A. Regulation and Values
In the case studies we have seen a variety of regulatory regimes. The notion of regulation, in broad terms, can be conceived as working from the top down, through the control and protection of populations.[1143] We see this in the health standards of the Food Safety Authority and their application by council inspectors.
We also see instances of regulation working from the bottom up, through the expression and codification of consumer demands. A traditional economic model of consumer action is that of supply and demand: if the consumers want free range eggs they will buy them, even if they cost more. But the consumer movement has become political, and makes demands of regulatory (as well as other) authorities. Consumers become consumer activists, or consum’acteurs in the French version, which emphasises consumption as eating more than buying.[1144] Contemporary consumers - eaters - may no longer have a one-to-one relation of trust with their supplier, but instead group together, conscious of their common interests as consumers. Whether they are environmentalists, animal liberationists, or observant Muslims or Jews, they demand guarantees of the provenance of what they eat. Ethical, health or religious demands can gain political traction through lobbying or organising, or may be expressed in legal terms as rights: the right to informed choice, or animal rights.In these case studies, consumer requirements and demands for particular food standards have led to wide-ranging debates. Those standards may be regulated or enforced by state and local government; the ACCC and the Federal Court; or industry, consumer or religious bodies. They demonstrate a wide range of legal mechanisms, from formal to informal law.

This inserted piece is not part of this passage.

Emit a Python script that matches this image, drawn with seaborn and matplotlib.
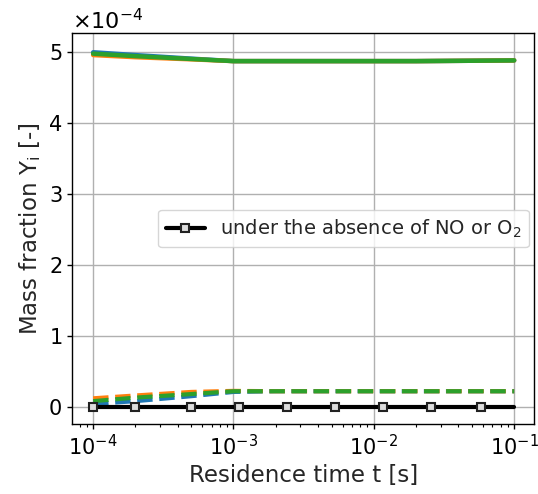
import numpy as np
import pandas as pd
import matplotlib
matplotlib.use("Agg")
import matplotlib.pyplot as plt
from matplotlib.ticker import ScalarFormatter
import seaborn as sns

# Residence times [s]
t_species = [1e-4, 2e-4, 5e-4, 1e-3, 2e-3, 5e-3, 1e-2, 2e-2, 5e-2, 1e-1]

# Main species mass fraction (solid) for three cases
y_solid_blue = [5.00e-4, 4.96e-4, 4.91e-4, 4.875e-4, 4.875e-4, 4.875e-4, 4.875e-4, 4.875e-4, 4.88e-4, 4.885e-4]
y_solid_orange = [4.96e-4, 4.93e-4, 4.90e-4, 4.875e-4, 4.875e-4, 4.875e-4, 4.875e-4, 4.875e-4, 4.88e-4, 4.885e-4]
y_solid_green = [4.98e-4, 4.945e-4, 4.905e-4, 4.875e-4, 4.875e-4, 4.875e-4, 4.875e-4, 4.875e-4, 4.88e-4, 4.885e-4]

# Product mass fraction (dashed) for three cases
y_dash_blue = [0.04e-4, 0.08e-4, 0.15e-4, 0.21e-4, 0.22e-4, 0.22e-4, 0.22e-4, 0.22e-4, 0.22e-4, 0.22e-4]
y_dash_orange = [0.12e-4, 0.16e-4, 0.21e-4, 0.225e-4, 0.22e-4, 0.22e-4, 0.22e-4, 0.22e-4, 0.22e-4, 0.22e-4]
y_dash_green = [0.08e-4, 0.13e-4, 0.18e-4, 0.22e-4, 0.22e-4, 0.22e-4, 0.22e-4, 0.22e-4, 0.22e-4, 0.22e-4]

# Reference case without NO or O2
t_ref = [1e-4, 2e-4, 5e-4, 1.1e-3, 2.4e-3, 5.3e-3, 1.16e-2, 2.57e-2, 5.76e-2, 1e-1]
y_ref = [0.0] * len(t_ref)

colors = ["#1f77b4", "#ff7f0e", "#2ca02c"]

sns.set_theme(style="ticks", rc={"axes.grid": True, "grid.color": "#b0b0b0",
                                 "grid.linewidth": 1.0, "axes.edgecolor": "black",
                                 "axes.linewidth": 1.0, "xtick.color": "black",
                                 "ytick.color": "black"})
plt.rcParams["font.family"] = ["DejaVu Sans"]

fig = plt.figure(figsize=(5.38, 4.94), dpi=100)
ax = fig.add_axes([0.134, 0.142, 0.859, 0.791])

for ys, c in zip([y_solid_blue, y_solid_orange, y_solid_green], colors):
    sns.lineplot(x=t_species, y=ys, ax=ax, color=c, linewidth=3.2, linestyle="-")
for ys, c in zip([y_dash_blue, y_dash_orange, y_dash_green], colors):
    sns.lineplot(x=t_species, y=ys, ax=ax, color=c, linewidth=3, linestyle="--")

sns.lineplot(x=t_ref, y=y_ref, ax=ax, color="black", linewidth=3,
             marker="s", markersize=6, markerfacecolor="#dddddd",
             markeredgecolor="#222222", markeredgewidth=1.5,
             markevery=list(range(len(t_ref) - 1)),
             label="under the absence of NO or O$_2$")

ax.set_xscale("log")
ax.set_xlim(10 ** -4.15, 10 ** -0.857)
ax.set_ylim(-0.24e-4, 5.27e-4)

fmt = ScalarFormatter(useMathText=True)
fmt.set_powerlimits((0, 0))
ax.yaxis.set_major_formatter(fmt)
ax.yaxis.get_offset_text().set_fontsize(16)

ax.tick_params(axis="both", which="major", labelsize=15, length=3.5, width=1, direction="out")
ax.tick_params(axis="x", which="minor", length=2, width=0.8, direction="out")
ax.grid(True, which="major")
ax.grid(False, which="minor")

ax.set_xlabel("Residence time t [s]", fontsize=16.5)
ax.set_ylabel("Mass fraction Y$_\\mathrm{i}$ [-]", fontsize=16.5)

ax.legend(loc="center right", fontsize=14, frameon=True, handlelength=2.0,
          borderaxespad=0.25)

fig.savefig("out.png", dpi=100)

Controversies and debates have been carried out in various public and official forums: a consumer magazine, media, court, and the technical reports of food regulating agencies. They invoke legal, ethical, scientific, cultural and commercial arguments, which are typically intermingled in public debate.
And yet, when the bigger issues of secularism and religion, science and law are discussed in academic terms, they take on the appearance of self-contained universes, rotating in their own self- referential spheres.In concluding this work in progress, I take a step back to the broad terms in which I began, in order to try to understand the interaction of those overarching discourses. Law is characterised by rights and rules. Science invokes reason and evidence. Religion draws on ethics and the traditional ties of community, while there are also important ethical considerations that do not draw on any specific liturgical or scriptural tradition.
Teubner (1989), coming from a German tradition that emphasises the self-referentiality of law, compares it to religion. Both are discourses that are separate from science, but which attempt to make their constructs ‘at least compatible with recent developments in the sciences’.
Obviously, scientific facts collide with legal facts, but we are used to living with this collision, rationalizing it by invoking higher values, like legal certainty, or appealing to the relativism of our cultural provinces.[1145]
This suggests that, while institutional barriers isolate disciplines (in Foucault’s sense) or institutional modes of deliberation, channels of communication may open up between them at other levels, such as that of values. This is a pervasive theme in studies of law, religion and science.